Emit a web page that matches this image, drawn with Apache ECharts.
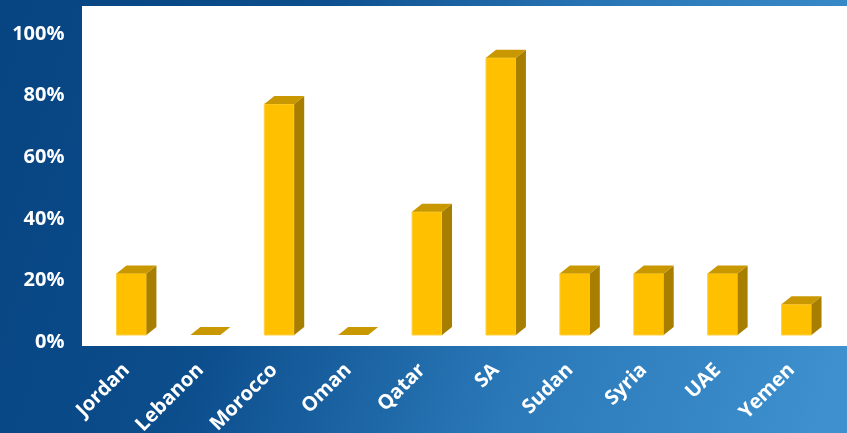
<!DOCTYPE html>
<html>
<head>
<meta charset="utf-8">
<script src="https://cdn.jsdelivr.net/npm/echarts@6/dist/echarts.min.js"></script>
<style>
html,body{margin:0;padding:0;width:847px;height:433px;overflow:hidden;}
#chart{width:847px;height:433px;}
</style>
</head>
<body>
<div id="chart"></div>
<script>
const categories = ['Jordan','Lebanon','Morocco','Oman','Qatar','SA','Sudan','Syria','UAE','Yemen'];
const values = [20, 0, 75, 0, 40, 90, 20, 20, 20, 10];
const yTicks = [0, 20, 40, 60, 80, 100];

const chart = echarts.init(document.getElementById('chart'), null, {renderer: 'canvas'});

const FONT = '"Open Sans", "Liberation Sans", sans-serif';

function renderBar(params, api) {
  const idx = api.value(0);
  const v = api.value(1);
  const top = api.coord([idx, v]);
  const base = api.coord([idx, 0]);
  const band = api.size([1, 0])[0];
  const w = band * 0.405;
  const dx = 10, dy = 8, lift = 7;
  const l = top[0] - w / 2, r = top[0] + w / 2;
  const t = top[1] - lift, b = base[1] - lift;
  const children = [];
  if (b - t > 0.5) {
    children.push({
      type: 'rect',
      shape: {x: l, y: t, width: w, height: b - t},
      style: {fill: '#FFC000', stroke: '#FFD040', lineWidth: 1}
    });
    children.push({
      type: 'polygon',
      shape: {points: [[r, t], [r + dx, t - dy], [r + dx, b - dy], [r, b]]},
      style: {fill: '#A87E00'}
    });
  }
  children.push({
    type: 'polygon',
    shape: {points: [[l, t], [l + dx, t - dy], [r + dx, t - dy], [r, t]]},
    style: {fill: '#C99800'}
  });
  return {type: 'group', children: children};
}

const option = {
  backgroundColor: {
    type: 'linear', x: 0, y: 0.2, x2: 1, y2: 0.8,
    colorStops: [
      {offset: 0, color: '#074482'},
      {offset: 0.3, color: '#0c4d8c'},
      {offset: 0.65, color: '#2a78b8'},
      {offset: 1, color: '#3e90ce'}
    ]
  },
  animation: false,
  graphic: [{
    type: 'rect', z: -1,
    shape: {x: 82, y: 6, width: 765, height: 340},
    style: {fill: '#ffffff'}
  }],
  grid: {left: 94.5, right: 13.5, top: 34, bottom: 91, containLabel: false, outerBoundsMode: 'none'},
  xAxis: {
    type: 'category',
    data: categories,
    axisLine: {show: false},
    axisTick: {show: false},
    axisLabel: {
      rotate: 45, margin: 20, color: '#ffffff', padding: [0, 7, 0, 0],
      fontFamily: FONT, fontWeight: 'bold', fontSize: 20, interval: 0
    }
  },
  yAxis: {
    type: 'value', min: 0, max: 100, interval: 20,
    splitLine: {show: false},
    axisLine: {show: false},
    axisTick: {show: false},
    axisLabel: {
      margin: 30, color: '#ffffff', fontFamily: FONT, fontWeight: 'bold', fontSize: 20,
      formatter: function (v) { return yTicks.indexOf(v) >= 0 ? v + '%' : ''; }
    }
  },
  series: [{
    type: 'custom',
    renderItem: renderBar,
    data: values.map((v, i) => [i, v]),
    encode: {x: 0, y: 1}
  }]
};
chart.setOption(option);
</script>
</body>
</html>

####################

_Work to do_
Reproduce every line precisely as given, omitting all pictures.

_Result_
Emit a web page that matches this image, drawn with Apache ECharts.
<!DOCTYPE html>
<html>
<head>
<meta charset="utf-8">
<script src="https://cdn.jsdelivr.net/npm/echarts@6/dist/echarts.min.js"></script>
<style>
html,body{margin:0;padding:0;width:847px;height:433px;overflow:hidden;}
#chart{width:847px;height:433px;}
</style>
</head>
<body>
<div id="chart"></div>
<script>
const categories = ['Jordan','Lebanon','Morocco','Oman','Qatar','SA','Sudan','Syria','UAE','Yemen'];
const values = [20, 0, 75, 0, 40, 90, 20, 20, 20, 10];
const yTicks = [0, 20, 40, 60, 80, 100];

const chart = echarts.init(document.getElementById('chart'), null, {renderer: 'canvas'});

const FONT = '"Open Sans", "Liberation Sans", sans-serif';

function renderBar(params, api) {
  const idx = api.value(0);
  const v = api.value(1);
  const top = api.coord([idx, v]);
  const base = api.coord([idx, 0]);
  const band = api.size([1, 0])[0];
  const w = band * 0.405;
  const dx = 10, dy = 8, lift = 7;
  const l = top[0] - w / 2, r = top[0] + w / 2;
  const t = top[1] - lift, b = base[1] - lift;
  const children = [];
  if (b - t > 0.5) {
    children.push({
      type: 'rect',
      shape: {x: l, y: t, width: w, height: b - t},
      style: {fill: '#FFC000', stroke: '#FFD040', lineWidth: 1}
    });
    children.push({
      type: 'polygon',
      shape: {points: [[r, t], [r + dx, t - dy], [r + dx, b - dy], [r, b]]},
      style: {fill: '#A87E00'}
    });
  }
  children.push({
    type: 'polygon',
    shape: {points: [[l, t], [l + dx, t - dy], [r + dx, t - dy], [r, t]]},
    style: {fill: '#C99800'}
  });
  return {type: 'group', children: children};
}

const option = {
  backgroundColor: {
    type: 'linear', x: 0, y: 0.2, x2: 1, y2: 0.8,
    colorStops: [
      {offset: 0, color: '#074482'},
      {offset: 0.3, color: '#0c4d8c'},
      {offset: 0.65, color: '#2a78b8'},
      {offset: 1, color: '#3e90ce'}
    ]
  },
  animation: false,
  graphic: [{
    type: 'rect', z: -1,
    shape: {x: 82, y: 6, width: 765, height: 340},
    style: {fill: '#ffffff'}
  }],
  grid: {left: 94.5, right: 13.5, top: 34, bottom: 91, containLabel: false, outerBoundsMode: 'none'},
  xAxis: {
    type: 'category',
    data: categories,
    axisLine: {show: false},
    axisTick: {show: false},
    axisLabel: {
      rotate: 45, margin: 20, color: '#ffffff', padding: [0, 7, 0, 0],
      fontFamily: FONT, fontWeight: 'bold', fontSize: 20, interval: 0
    }
  },
  yAxis: {
    type: 'value', min: 0, max: 100, interval: 20,
    splitLine: {show: false},
    axisLine: {show: false},
    axisTick: {show: false},
    axisLabel: {
      margin: 30, color: '#ffffff', fontFamily: FONT, fontWeight: 'bold', fontSize: 20,
      formatter: function (v) { return yTicks.indexOf(v) >= 0 ? v + '%' : ''; }
    }
  },
  series: [{
    type: 'custom',
    renderItem: renderBar,
    data: values.map((v, i) => [i, v]),
    encode: {x: 0, y: 1}
  }]
};
chart.setOption(option);
</script>
</body>
</html>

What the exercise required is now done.